Volume 14, No. 1, February 2014, Pages 376-385 PDF(558 KB)
Single and Dual Adsorption of Vapor-Phase Hg0 and/or HgCl2 by Innovative Composite Activated Carbons Impregnated with both S0 and Na2S
Iau-Ren Ie1, HuaZhen Shen1, Chung-Shin Yuan1, Chung-Hsuang Hung2, Wei-Hsiang Chen1, Yi-Hsiu Jen1
1 Institute of Environmental Engineering, National Sun Yat-Sen University, No. 70, Lian-Hai Road, Kaohsiung 804, Taiwan
2 Department of Safety, Health and Environmental Engineering, National Kaohsiung First University of Science and Technology No. 2, Juoyue Road, Nantz District, Kaohsiung 811, Taiwan
This study investigated the single and dual adsorption of vapor-phase Hg0 and/or HgCl2 using an innovative composite sulfurized activated carbon prepared by combining two sulfur impregnation methods.

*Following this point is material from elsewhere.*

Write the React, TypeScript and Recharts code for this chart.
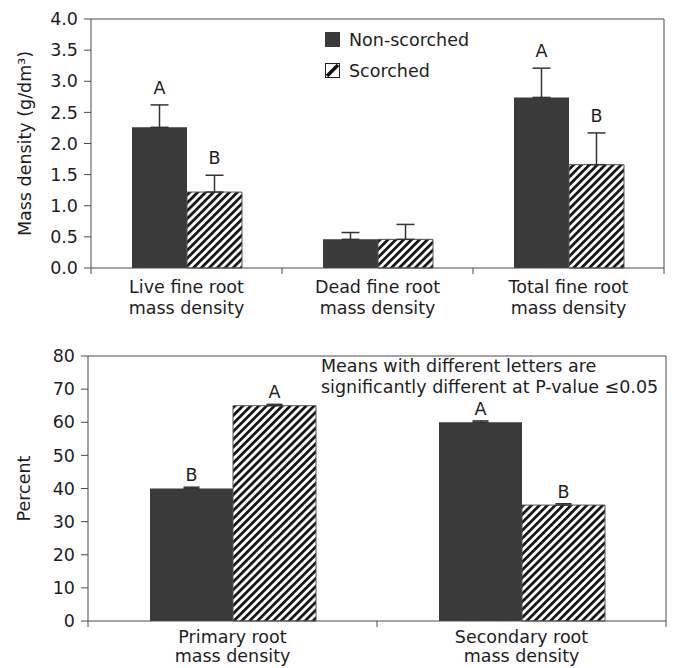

Thermogravimetric analysis (TGA) technology was applied to determine the saturated adsorptive capacity of Hg0 and/or HgCl2. Experimental results indicated that the saturated adsorptive capacity of Hg0 and/or HgCl2 increased with both the concentration and adsorption temperature. This suggests that the adsorption of Hg0 and/or HgCl2 on the composite sulfurized PACs follows a process of chemisorptions, with adsorption being favored at elevated temperatures. Additionally, when the adsorption occurred at 200–300°C, the saturated adsorptive capacity of Hg0 on the composite sulfurized PACs was higher than that of HgCl2. Using coal-fired power plants as an example, the saturated adsorptive capacity of single Hg0 or HgCl2 was always higher than that of dual Hg0 and HgCl2 when the molar ratio of influent HgCl2 to Hg0 was 5:5. In addition, the breakthrough time became shorter and the saturated adsorptive capacity decreased significantly, suggesting that competitive adsorption of Hg0 and HgCl2 occurred on the activated sites. Using municipal solid waste incinerators (MSWIs) as an example, where the molar ratio of influent HgCl2 to Hg0 was 6:4, the saturated adsorptive capacity of HgCl2 and/or Hg0 at the coal-fired power plants was significantly lower than that of the MSWIs at the adsorption temperatures of 150, 200, and 300°C. This shows that HgCl2 is a more competitive adsorbate than Hg0, which could tentatively be replaced by HgCl2 on the adsorptive sites. The experimental results indicate that the molar ratio of influent HgCl2 to Hg0 affected the viscosity of these two mercury species, as well as the saturated adsorptive capacity of dual Hg0 and HgCl2. The saturated adsorptive capacities of Hg0/HgCl2 found in this study were approximately 2.9–61.4 and 8.4–251.1 times higher than those in previous studies.
Thermogravimetric analysis (TGA); Powdered activated carbons (PACs); Composite sulfur impregnation; Single and dual adsorption of Hg0 and/or HgCl2; Saturated adsorptive capacity.